§ **SOURCE MATERIAL**:
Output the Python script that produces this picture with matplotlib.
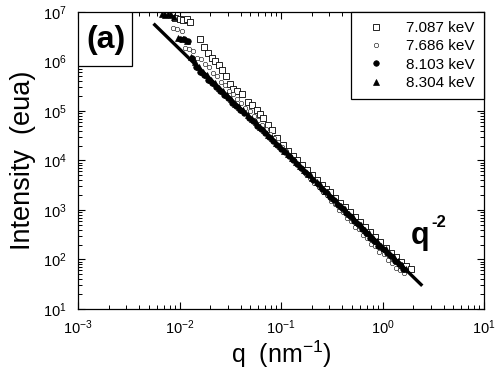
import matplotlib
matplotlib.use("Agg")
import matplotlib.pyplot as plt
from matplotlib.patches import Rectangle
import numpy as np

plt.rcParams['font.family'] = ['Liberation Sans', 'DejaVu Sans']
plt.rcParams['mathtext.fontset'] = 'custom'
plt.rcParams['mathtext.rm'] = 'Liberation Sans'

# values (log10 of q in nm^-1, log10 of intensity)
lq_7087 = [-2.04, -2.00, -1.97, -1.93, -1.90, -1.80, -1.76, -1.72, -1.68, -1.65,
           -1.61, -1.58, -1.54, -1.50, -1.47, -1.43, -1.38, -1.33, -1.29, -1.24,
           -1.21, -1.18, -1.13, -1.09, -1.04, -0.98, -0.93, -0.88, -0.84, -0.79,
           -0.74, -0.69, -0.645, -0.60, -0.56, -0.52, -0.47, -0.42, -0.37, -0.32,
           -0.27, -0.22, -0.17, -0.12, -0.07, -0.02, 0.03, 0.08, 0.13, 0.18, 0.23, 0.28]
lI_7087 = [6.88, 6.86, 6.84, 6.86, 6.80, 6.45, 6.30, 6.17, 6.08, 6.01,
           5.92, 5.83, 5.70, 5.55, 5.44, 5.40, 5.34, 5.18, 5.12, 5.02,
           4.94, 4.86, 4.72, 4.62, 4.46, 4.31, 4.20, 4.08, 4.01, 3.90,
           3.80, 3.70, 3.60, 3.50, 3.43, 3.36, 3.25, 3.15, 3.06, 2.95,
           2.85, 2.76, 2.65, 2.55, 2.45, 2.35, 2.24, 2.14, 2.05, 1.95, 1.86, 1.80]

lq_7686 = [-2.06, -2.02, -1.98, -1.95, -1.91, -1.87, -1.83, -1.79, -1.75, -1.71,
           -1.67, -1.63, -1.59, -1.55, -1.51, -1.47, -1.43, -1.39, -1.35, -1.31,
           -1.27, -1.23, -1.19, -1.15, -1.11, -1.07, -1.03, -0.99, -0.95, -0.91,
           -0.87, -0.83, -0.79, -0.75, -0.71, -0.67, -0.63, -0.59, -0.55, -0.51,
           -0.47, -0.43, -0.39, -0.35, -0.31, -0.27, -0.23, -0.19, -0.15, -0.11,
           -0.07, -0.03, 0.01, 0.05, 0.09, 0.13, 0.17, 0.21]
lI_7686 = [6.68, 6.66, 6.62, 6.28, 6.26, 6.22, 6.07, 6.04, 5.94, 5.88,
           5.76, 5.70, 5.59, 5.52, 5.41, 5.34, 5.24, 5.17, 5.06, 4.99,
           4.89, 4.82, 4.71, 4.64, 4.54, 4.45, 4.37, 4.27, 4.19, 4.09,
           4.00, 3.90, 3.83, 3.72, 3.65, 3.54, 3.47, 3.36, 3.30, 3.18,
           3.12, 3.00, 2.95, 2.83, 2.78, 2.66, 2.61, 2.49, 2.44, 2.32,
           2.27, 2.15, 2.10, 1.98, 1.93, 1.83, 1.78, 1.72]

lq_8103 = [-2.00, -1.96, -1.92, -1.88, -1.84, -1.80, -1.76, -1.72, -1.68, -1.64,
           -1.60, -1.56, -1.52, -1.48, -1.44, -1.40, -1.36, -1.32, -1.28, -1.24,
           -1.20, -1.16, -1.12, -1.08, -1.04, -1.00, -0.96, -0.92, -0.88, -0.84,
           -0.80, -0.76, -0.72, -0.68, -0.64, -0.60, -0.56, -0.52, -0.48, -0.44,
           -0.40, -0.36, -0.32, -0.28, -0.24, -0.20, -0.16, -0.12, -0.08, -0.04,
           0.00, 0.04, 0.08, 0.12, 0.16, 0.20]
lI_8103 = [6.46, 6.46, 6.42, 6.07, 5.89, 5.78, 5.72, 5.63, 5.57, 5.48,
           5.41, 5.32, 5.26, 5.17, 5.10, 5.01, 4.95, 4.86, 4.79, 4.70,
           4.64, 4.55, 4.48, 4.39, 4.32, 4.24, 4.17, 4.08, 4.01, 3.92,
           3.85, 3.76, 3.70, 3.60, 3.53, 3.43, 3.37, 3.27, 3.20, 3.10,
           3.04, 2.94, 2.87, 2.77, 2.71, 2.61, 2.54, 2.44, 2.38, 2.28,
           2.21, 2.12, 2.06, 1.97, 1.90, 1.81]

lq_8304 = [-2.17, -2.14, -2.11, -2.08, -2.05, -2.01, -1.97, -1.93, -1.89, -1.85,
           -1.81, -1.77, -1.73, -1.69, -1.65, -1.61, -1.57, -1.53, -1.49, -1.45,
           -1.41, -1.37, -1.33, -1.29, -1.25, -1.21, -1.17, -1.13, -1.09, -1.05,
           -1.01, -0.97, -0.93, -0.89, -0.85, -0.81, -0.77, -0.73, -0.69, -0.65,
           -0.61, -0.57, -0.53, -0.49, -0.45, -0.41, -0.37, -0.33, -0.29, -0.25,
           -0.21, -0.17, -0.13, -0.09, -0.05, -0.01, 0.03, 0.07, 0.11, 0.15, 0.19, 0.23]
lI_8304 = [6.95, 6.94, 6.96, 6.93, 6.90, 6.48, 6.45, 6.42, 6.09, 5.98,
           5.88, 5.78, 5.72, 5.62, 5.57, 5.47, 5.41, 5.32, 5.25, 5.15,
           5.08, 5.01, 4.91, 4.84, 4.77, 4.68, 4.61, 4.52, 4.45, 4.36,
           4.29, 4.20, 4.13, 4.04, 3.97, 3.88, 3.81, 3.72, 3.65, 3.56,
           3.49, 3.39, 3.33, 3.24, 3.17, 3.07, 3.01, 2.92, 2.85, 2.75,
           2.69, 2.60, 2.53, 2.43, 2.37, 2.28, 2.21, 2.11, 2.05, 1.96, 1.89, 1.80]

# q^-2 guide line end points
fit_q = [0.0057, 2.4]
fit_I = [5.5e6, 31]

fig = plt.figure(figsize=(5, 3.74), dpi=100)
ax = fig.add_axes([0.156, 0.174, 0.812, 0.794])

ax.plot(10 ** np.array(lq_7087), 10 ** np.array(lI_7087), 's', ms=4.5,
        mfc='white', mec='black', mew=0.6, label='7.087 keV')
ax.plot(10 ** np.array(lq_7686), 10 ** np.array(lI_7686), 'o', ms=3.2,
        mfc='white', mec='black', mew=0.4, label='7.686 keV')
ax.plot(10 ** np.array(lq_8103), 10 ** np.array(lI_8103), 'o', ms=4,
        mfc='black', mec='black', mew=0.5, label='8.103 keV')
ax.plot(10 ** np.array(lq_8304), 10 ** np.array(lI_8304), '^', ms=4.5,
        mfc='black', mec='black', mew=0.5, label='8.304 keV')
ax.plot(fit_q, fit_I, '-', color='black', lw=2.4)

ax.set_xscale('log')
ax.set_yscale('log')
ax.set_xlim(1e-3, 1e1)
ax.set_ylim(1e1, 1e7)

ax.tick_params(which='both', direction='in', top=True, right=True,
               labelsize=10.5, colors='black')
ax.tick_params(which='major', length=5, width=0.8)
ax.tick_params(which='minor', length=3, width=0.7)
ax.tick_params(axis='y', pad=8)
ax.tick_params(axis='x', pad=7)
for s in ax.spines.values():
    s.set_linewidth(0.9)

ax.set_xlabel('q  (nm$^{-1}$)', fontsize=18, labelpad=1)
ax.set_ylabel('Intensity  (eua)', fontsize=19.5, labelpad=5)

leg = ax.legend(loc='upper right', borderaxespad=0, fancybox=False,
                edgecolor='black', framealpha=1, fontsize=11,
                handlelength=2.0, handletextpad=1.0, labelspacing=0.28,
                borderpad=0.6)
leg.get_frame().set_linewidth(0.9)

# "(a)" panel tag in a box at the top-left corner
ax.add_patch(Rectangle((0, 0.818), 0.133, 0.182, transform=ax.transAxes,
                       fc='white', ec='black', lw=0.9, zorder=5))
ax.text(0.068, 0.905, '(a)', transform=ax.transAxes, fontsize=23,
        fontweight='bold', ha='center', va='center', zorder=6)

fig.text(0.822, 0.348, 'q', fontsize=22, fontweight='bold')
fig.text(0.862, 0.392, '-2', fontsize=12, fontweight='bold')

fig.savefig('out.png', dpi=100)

§ **EXERCISE DESCRIPTION**: Return exactly what appears from the opening line of the material through the line with "1.95, 1.86, 1.80]", apart from the pictures.

§ **EXPECTED ANSWER**:
Output the Python script that produces this picture with matplotlib.
import matplotlib
matplotlib.use("Agg")
import matplotlib.pyplot as plt
from matplotlib.patches import Rectangle
import numpy as np

plt.rcParams['font.family'] = ['Liberation Sans', 'DejaVu Sans']
plt.rcParams['mathtext.fontset'] = 'custom'
plt.rcParams['mathtext.rm'] = 'Liberation Sans'

# values (log10 of q in nm^-1, log10 of intensity)
lq_7087 = [-2.04, -2.00, -1.97, -1.93, -1.90, -1.80, -1.76, -1.72, -1.68, -1.65,
           -1.61, -1.58, -1.54, -1.50, -1.47, -1.43, -1.38, -1.33, -1.29, -1.24,
           -1.21, -1.18, -1.13, -1.09, -1.04, -0.98, -0.93, -0.88, -0.84, -0.79,
           -0.74, -0.69, -0.645, -0.60, -0.56, -0.52, -0.47, -0.42, -0.37, -0.32,
           -0.27, -0.22, -0.17, -0.12, -0.07, -0.02, 0.03, 0.08, 0.13, 0.18, 0.23, 0.28]
lI_7087 = [6.88, 6.86, 6.84, 6.86, 6.80, 6.45, 6.30, 6.17, 6.08, 6.01,
           5.92, 5.83, 5.70, 5.55, 5.44, 5.40, 5.34, 5.18, 5.12, 5.02,
           4.94, 4.86, 4.72, 4.62, 4.46, 4.31, 4.20, 4.08, 4.01, 3.90,
           3.80, 3.70, 3.60, 3.50, 3.43, 3.36, 3.25, 3.15, 3.06, 2.95,
           2.85, 2.76, 2.65, 2.55, 2.45, 2.35, 2.24, 2.14, 2.05, 1.95, 1.86, 1.80]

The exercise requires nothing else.